Las otras dos noticias se relacionan más directamente con la Argentina. Si bien en la historia del país es poco menos que revolucionario que un presidente diga: "Los impuestos nos están matando", lo cierto es que el presidente no puede hacer un comentario como si fuera Jorge Lanata, porque es él el que está en la precisa posición de hacer algo al respecto. Los dirigentes argentinos se han acostumbrado a comentar la realidad como si fueran una especie de Diego Latorre, comentan los partidos pero que no están con los cortos en la cancha. Él sí está con los cortos en la cancha para impulsar una reforma de esta naturaleza. Es verdad que los impuestos son un resorte del Congreso, pero naturalmente el presidente tiene un papel mucho más importante que un comentarista de la realidad.

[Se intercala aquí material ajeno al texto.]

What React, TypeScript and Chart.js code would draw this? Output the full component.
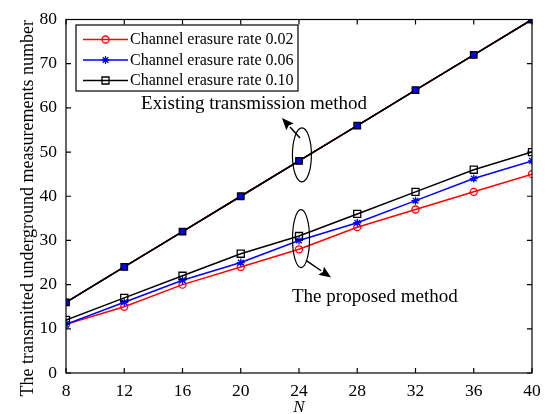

Otro tanto puede decirse de la legislación laboral que comentábamos recién respecto de lo ocurrido en Brasil. Ahora han supeditado estas reformas al resultado electoral. Pero en alguna medida, si la Argentina fuera un país normal, debería ser al revés: el ímpetu reformista debería ser lo que impacte en las elecciones. Es cierto que los impuestos que nos aplastan son la contracara de un gasto estatal que la sociedad avala para que el Estado la cuide. Los argentinos tienen la particularidad de pedir protección y de quejarse de lo que cuesta protegerlos.
La última noticia que merece una glosa de este comentario tiene que ver con el Papa. Francisco dijo que no vendrá a la Argentina hasta que no termine la grieta. Hay algún comentario por allí que afirma que el último sucesor de Pedro ha ordenado que en sus viajes a Latinoamérica incluso su avión no pase por el espacio aéreo argentino.
No hay dudas de que Bergoglio hubiera tenido un horizonte político en la Argentina. Porque Bergoglio no es un papa, es un político que, al menos con la Argentina, ha decido archivar su papel pastoral para jugarse políticamente por el populismo.
Por lo demás, también ha adoptado la cómoda posición del comentarista al decir: "La grieta arréglenla ustedes; cuando la arreglen, voy". ¿Y usted, Bergoglio, y su discurso pacificador? ¿Por qué no viene a ponerlo en práctica acá?